» SHORT TASK: Give every line again exactly as it appears, please, but not the pictures.

» MATERIAL FOR THIS EXERCISE:
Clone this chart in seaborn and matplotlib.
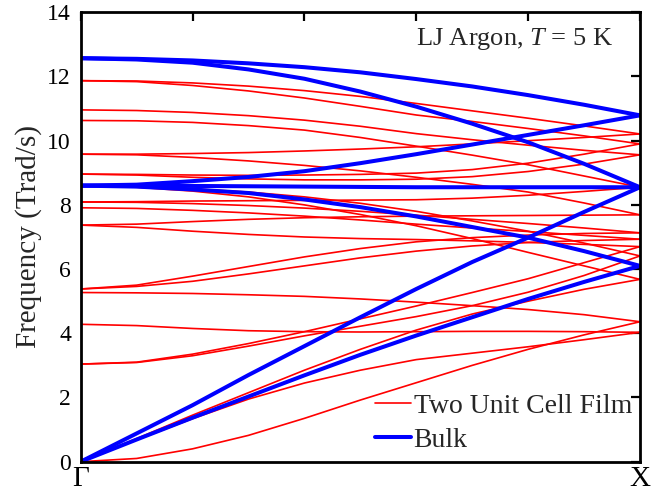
import matplotlib
matplotlib.use("Agg")
import matplotlib.pyplot as plt
import pandas as pd
import seaborn as sns
from matplotlib.lines import Line2D

# reduced wave vector along Gamma -> X
q = [0.0, 0.1, 0.2, 0.3, 0.4, 0.5, 0.6, 0.7, 0.8, 0.9, 1.0]

# bulk LJ argon branches (Trad/s)
bulk_top = [12.57, 12.55, 12.50, 12.41, 12.29, 12.13, 11.92, 11.69, 11.42, 11.12, 10.79]
bulk_la_fold = [12.57, 12.53, 12.43, 12.22, 11.93, 11.53, 11.06, 10.53, 9.95, 9.28, 8.55]
bulk_rise = [8.60, 8.63, 8.74, 8.87, 9.05, 9.30, 9.58, 9.88, 10.18, 10.48, 10.79]
bulk_flat = [8.60, 8.60, 8.59, 8.58, 8.57, 8.56, 8.55, 8.55, 8.55, 8.55, 8.55]
bulk_ta_fold = [8.60, 8.57, 8.48, 8.37, 8.17, 7.93, 7.64, 7.31, 6.98, 6.56, 6.10]
bulk_la = [0.00, 0.88, 1.76, 2.70, 3.60, 4.50, 5.38, 6.22, 6.98, 7.78, 8.55]
bulk_ta = [0.00, 0.69, 1.37, 2.03, 2.69, 3.33, 3.93, 4.50, 5.07, 5.60, 6.10]

# two unit cell film branches (Trad/s)
film_1187a = [11.87, 11.86, 11.80, 11.70, 11.56, 11.38, 11.16, 10.93, 10.70, 10.46, 10.21]
film_1187b = [11.87, 11.84, 11.72, 11.55, 11.33, 11.07, 10.80, 10.60, 10.38, 10.15, 9.90]
film_1096 = [10.96, 10.94, 10.88, 10.78, 10.64, 10.45, 10.22, 10.03, 9.86, 9.70, 9.56]
film_1063 = [10.63, 10.62, 10.57, 10.47, 10.33, 10.10, 9.83, 9.55, 9.25, 8.90, 8.55]
film_958a = [9.58, 9.58, 9.60, 9.63, 9.68, 9.74, 9.81, 9.90, 10.00, 10.10, 10.21]
film_958b = [9.58, 9.56, 9.48, 9.37, 9.23, 9.06, 8.86, 8.64, 8.40, 8.06, 7.69]
film_896a = [8.96, 8.95, 8.93, 8.92, 8.93, 8.95, 8.99, 9.10, 9.30, 9.58, 9.90]
film_896b = [8.96, 8.93, 8.86, 8.81, 8.78, 8.78, 8.80, 8.88, 9.04, 9.27, 9.56]
film_860a = [8.60, 8.57, 8.50, 8.40, 8.25, 8.05, 7.80, 7.50, 7.18, 6.81, 6.41]
film_860b = [8.60, 8.55, 8.43, 8.25, 8.00, 7.70, 7.35, 6.95, 6.52, 6.10, 5.68]
film_809a = [8.09, 8.10, 8.12, 8.13, 8.14, 8.15, 8.16, 8.21, 8.30, 8.42, 8.55]
film_809b = [8.09, 8.08, 8.04, 7.98, 7.90, 7.80, 7.68, 7.55, 7.42, 7.28, 7.13]
film_791 = [7.91, 7.89, 7.83, 7.75, 7.65, 7.53, 7.40, 7.28, 7.17, 7.05, 6.93]
film_737a = [7.37, 7.40, 7.48, 7.55, 7.60, 7.63, 7.65, 7.66, 7.67, 7.68, 7.69]
film_737b = [7.37, 7.30, 7.18, 7.08, 7.00, 6.95, 6.92, 6.88, 6.83, 6.77, 6.70]
film_538a = [5.38, 5.50, 5.78, 6.08, 6.38, 6.64, 6.85, 6.98, 7.06, 7.11, 7.13]
film_538b = [5.38, 5.46, 5.62, 5.85, 6.10, 6.35, 6.56, 6.72, 6.83, 6.89, 6.93]
film_527 = [5.27, 5.26, 5.24, 5.20, 5.15, 5.07, 4.97, 4.86, 4.74, 4.58, 4.36]
film_428 = [4.28, 4.24, 4.15, 4.08, 4.05, 4.04, 4.05, 4.06, 4.06, 4.05, 4.03]
film_304a = [3.04, 3.10, 3.35, 3.68, 4.05, 4.45, 4.85, 5.27, 5.70, 6.20, 6.70]
film_304b = [3.04, 3.09, 3.30, 3.60, 3.92, 4.22, 4.52, 4.86, 5.28, 5.80, 6.41]
film_inplane = [0.00, 0.72, 1.45, 2.15, 2.85, 3.50, 4.10, 4.60, 5.00, 5.37, 5.68]
film_bend = [0.00, 0.68, 1.34, 1.95, 2.45, 2.85, 3.18, 3.38, 3.58, 3.80, 4.03]
film_flex = [0.00, 0.10, 0.40, 0.82, 1.35, 1.92, 2.46, 3.00, 3.50, 3.95, 4.36]

bulk_branches = [bulk_top, bulk_la_fold, bulk_rise, bulk_flat,
                 bulk_ta_fold, bulk_la, bulk_ta]
film_branches = [film_1187a, film_1187b, film_1096, film_1063, film_958a,
                 film_958b, film_896a, film_896b, film_860a, film_860b,
                 film_809a, film_809b, film_791, film_737a, film_737b,
                 film_538a, film_538b, film_527, film_428, film_304a,
                 film_304b, film_inplane, film_bend, film_flex]


def to_frame(branches):
    rows = []
    for i, b in enumerate(branches):
        for k, w in zip(q, b):
            rows.append({"q": k, "freq": w, "branch": i})
    return pd.DataFrame(rows)


film_df = to_frame(film_branches)
bulk_df = to_frame(bulk_branches)

sns.set_theme(style="white")
plt.rcParams["font.family"] = ["Liberation Serif", "DejaVu Serif"]
plt.rcParams["mathtext.fontset"] = "custom"
plt.rcParams["mathtext.rm"] = "Liberation Serif"
plt.rcParams["mathtext.it"] = "Liberation Serif:italic"

fig = plt.figure(figsize=(6.52, 4.96), dpi=100)
ax = fig.add_axes([0.1238, 0.0692, 0.8578, 0.906])

red = "#ff0000"
blue = "#0000ff"

sns.lineplot(data=film_df, x="q", y="freq", units="branch", estimator=None,
             color=red, lw=1.2, ax=ax, legend=False)
sns.lineplot(data=bulk_df, x="q", y="freq", units="branch", estimator=None,
             color=blue, lw=2.9, ax=ax, legend=False)

ax.set_xlim(0, 1)
ax.set_ylim(0, 14)
ax.set_xticks([0, 0.2, 0.4, 0.6, 0.8, 1.0])
ax.set_xticklabels(["Γ", "", "", "", "", "X"])
ax.set_yticks([0, 2, 4, 6, 8, 10, 12, 14])
ax.tick_params(axis="both", direction="in", top=True, right=True,
               length=6.5, width=1.6, colors="black")
ax.tick_params(axis="y", labelsize=17, pad=7)
ax.tick_params(axis="x", labelsize=21, pad=3)
ax.set_xlabel("")
ax.set_ylabel("Frequency (Trad/s)", fontsize=21, labelpad=4)
for s in ax.spines.values():
    s.set_linewidth(2.0)
    s.set_color("black")

ax.text(0.9517, 0.9272, "LJ Argon, $T$ = 5 K", transform=ax.transAxes,
        ha="right", va="baseline", fontsize=19)

handles = [Line2D([], [], color=red, lw=1.2), Line2D([], [], color=blue, lw=2.9)]
ax.legend(handles, ["Two Unit Cell Film", "Bulk"], loc="upper left",
          bbox_to_anchor=(0.527, 0.152), frameon=False, fontsize=20,
          handlelength=1.27, handletextpad=0.1, borderpad=0,
          borderaxespad=0, labelspacing=0.3)

fig.savefig("out.png", dpi=100)
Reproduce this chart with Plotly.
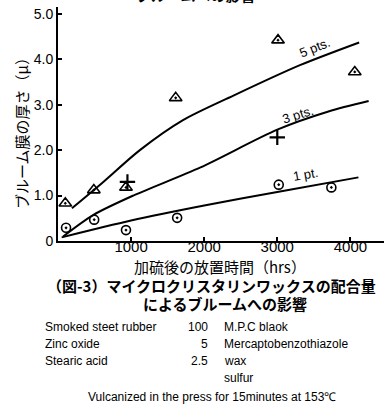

» THE ANSWER:
Clone this chart in seaborn and matplotlib.
import matplotlib
matplotlib.use("Agg")
import matplotlib.pyplot as plt
import pandas as pd
import seaborn as sns
from matplotlib.lines import Line2D

# reduced wave vector along Gamma -> X
q = [0.0, 0.1, 0.2, 0.3, 0.4, 0.5, 0.6, 0.7, 0.8, 0.9, 1.0]

# bulk LJ argon branches (Trad/s)
bulk_top = [12.57, 12.55, 12.50, 12.41, 12.29, 12.13, 11.92, 11.69, 11.42, 11.12, 10.79]
bulk_la_fold = [12.57, 12.53, 12.43, 12.22, 11.93, 11.53, 11.06, 10.53, 9.95, 9.28, 8.55]
bulk_rise = [8.60, 8.63, 8.74, 8.87, 9.05, 9.30, 9.58, 9.88, 10.18, 10.48, 10.79]
bulk_flat = [8.60, 8.60, 8.59, 8.58, 8.57, 8.56, 8.55, 8.55, 8.55, 8.55, 8.55]
bulk_ta_fold = [8.60, 8.57, 8.48, 8.37, 8.17, 7.93, 7.64, 7.31, 6.98, 6.56, 6.10]
bulk_la = [0.00, 0.88, 1.76, 2.70, 3.60, 4.50, 5.38, 6.22, 6.98, 7.78, 8.55]
bulk_ta = [0.00, 0.69, 1.37, 2.03, 2.69, 3.33, 3.93, 4.50, 5.07, 5.60, 6.10]

# two unit cell film branches (Trad/s)
film_1187a = [11.87, 11.86, 11.80, 11.70, 11.56, 11.38, 11.16, 10.93, 10.70, 10.46, 10.21]
film_1187b = [11.87, 11.84, 11.72, 11.55, 11.33, 11.07, 10.80, 10.60, 10.38, 10.15, 9.90]
film_1096 = [10.96, 10.94, 10.88, 10.78, 10.64, 10.45, 10.22, 10.03, 9.86, 9.70, 9.56]
film_1063 = [10.63, 10.62, 10.57, 10.47, 10.33, 10.10, 9.83, 9.55, 9.25, 8.90, 8.55]
film_958a = [9.58, 9.58, 9.60, 9.63, 9.68, 9.74, 9.81, 9.90, 10.00, 10.10, 10.21]
film_958b = [9.58, 9.56, 9.48, 9.37, 9.23, 9.06, 8.86, 8.64, 8.40, 8.06, 7.69]
film_896a = [8.96, 8.95, 8.93, 8.92, 8.93, 8.95, 8.99, 9.10, 9.30, 9.58, 9.90]
film_896b = [8.96, 8.93, 8.86, 8.81, 8.78, 8.78, 8.80, 8.88, 9.04, 9.27, 9.56]
film_860a = [8.60, 8.57, 8.50, 8.40, 8.25, 8.05, 7.80, 7.50, 7.18, 6.81, 6.41]
film_860b = [8.60, 8.55, 8.43, 8.25, 8.00, 7.70, 7.35, 6.95, 6.52, 6.10, 5.68]
film_809a = [8.09, 8.10, 8.12, 8.13, 8.14, 8.15, 8.16, 8.21, 8.30, 8.42, 8.55]
film_809b = [8.09, 8.08, 8.04, 7.98, 7.90, 7.80, 7.68, 7.55, 7.42, 7.28, 7.13]
film_791 = [7.91, 7.89, 7.83, 7.75, 7.65, 7.53, 7.40, 7.28, 7.17, 7.05, 6.93]
film_737a = [7.37, 7.40, 7.48, 7.55, 7.60, 7.63, 7.65, 7.66, 7.67, 7.68, 7.69]
film_737b = [7.37, 7.30, 7.18, 7.08, 7.00, 6.95, 6.92, 6.88, 6.83, 6.77, 6.70]
film_538a = [5.38, 5.50, 5.78, 6.08, 6.38, 6.64, 6.85, 6.98, 7.06, 7.11, 7.13]
film_538b = [5.38, 5.46, 5.62, 5.85, 6.10, 6.35, 6.56, 6.72, 6.83, 6.89, 6.93]
film_527 = [5.27, 5.26, 5.24, 5.20, 5.15, 5.07, 4.97, 4.86, 4.74, 4.58, 4.36]
film_428 = [4.28, 4.24, 4.15, 4.08, 4.05, 4.04, 4.05, 4.06, 4.06, 4.05, 4.03]
film_304a = [3.04, 3.10, 3.35, 3.68, 4.05, 4.45, 4.85, 5.27, 5.70, 6.20, 6.70]
film_304b = [3.04, 3.09, 3.30, 3.60, 3.92, 4.22, 4.52, 4.86, 5.28, 5.80, 6.41]
film_inplane = [0.00, 0.72, 1.45, 2.15, 2.85, 3.50, 4.10, 4.60, 5.00, 5.37, 5.68]
film_bend = [0.00, 0.68, 1.34, 1.95, 2.45, 2.85, 3.18, 3.38, 3.58, 3.80, 4.03]
film_flex = [0.00, 0.10, 0.40, 0.82, 1.35, 1.92, 2.46, 3.00, 3.50, 3.95, 4.36]

bulk_branches = [bulk_top, bulk_la_fold, bulk_rise, bulk_flat,
                 bulk_ta_fold, bulk_la, bulk_ta]
film_branches = [film_1187a, film_1187b, film_1096, film_1063, film_958a,
                 film_958b, film_896a, film_896b, film_860a, film_860b,
                 film_809a, film_809b, film_791, film_737a, film_737b,
                 film_538a, film_538b, film_527, film_428, film_304a,
                 film_304b, film_inplane, film_bend, film_flex]


def to_frame(branches):
    rows = []
    for i, b in enumerate(branches):
        for k, w in zip(q, b):
            rows.append({"q": k, "freq": w, "branch": i})
    return pd.DataFrame(rows)


film_df = to_frame(film_branches)
bulk_df = to_frame(bulk_branches)

sns.set_theme(style="white")
plt.rcParams["font.family"] = ["Liberation Serif", "DejaVu Serif"]
plt.rcParams["mathtext.fontset"] = "custom"
plt.rcParams["mathtext.rm"] = "Liberation Serif"
plt.rcParams["mathtext.it"] = "Liberation Serif:italic"

fig = plt.figure(figsize=(6.52, 4.96), dpi=100)
ax = fig.add_axes([0.1238, 0.0692, 0.8578, 0.906])

red = "#ff0000"
blue = "#0000ff"

sns.lineplot(data=film_df, x="q", y="freq", units="branch", estimator=None,
             color=red, lw=1.2, ax=ax, legend=False)
sns.lineplot(data=bulk_df, x="q", y="freq", units="branch", estimator=None,
             color=blue, lw=2.9, ax=ax, legend=False)

ax.set_xlim(0, 1)
ax.set_ylim(0, 14)
ax.set_xticks([0, 0.2, 0.4, 0.6, 0.8, 1.0])
ax.set_xticklabels(["Γ", "", "", "", "", "X"])
ax.set_yticks([0, 2, 4, 6, 8, 10, 12, 14])
ax.tick_params(axis="both", direction="in", top=True, right=True,
               length=6.5, width=1.6, colors="black")
ax.tick_params(axis="y", labelsize=17, pad=7)
ax.tick_params(axis="x", labelsize=21, pad=3)
ax.set_xlabel("")
ax.set_ylabel("Frequency (Trad/s)", fontsize=21, labelpad=4)
for s in ax.spines.values():
    s.set_linewidth(2.0)
    s.set_color("black")

ax.text(0.9517, 0.9272, "LJ Argon, $T$ = 5 K", transform=ax.transAxes,
        ha="right", va="baseline", fontsize=19)

handles = [Line2D([], [], color=red, lw=1.2), Line2D([], [], color=blue, lw=2.9)]
ax.legend(handles, ["Two Unit Cell Film", "Bulk"], loc="upper left",
          bbox_to_anchor=(0.527, 0.152), frameon=False, fontsize=20,
          handlelength=1.27, handletextpad=0.1, borderpad=0,
          borderaxespad=0, labelspacing=0.3)

fig.savefig("out.png", dpi=100)
Reproduce this chart with Plotly.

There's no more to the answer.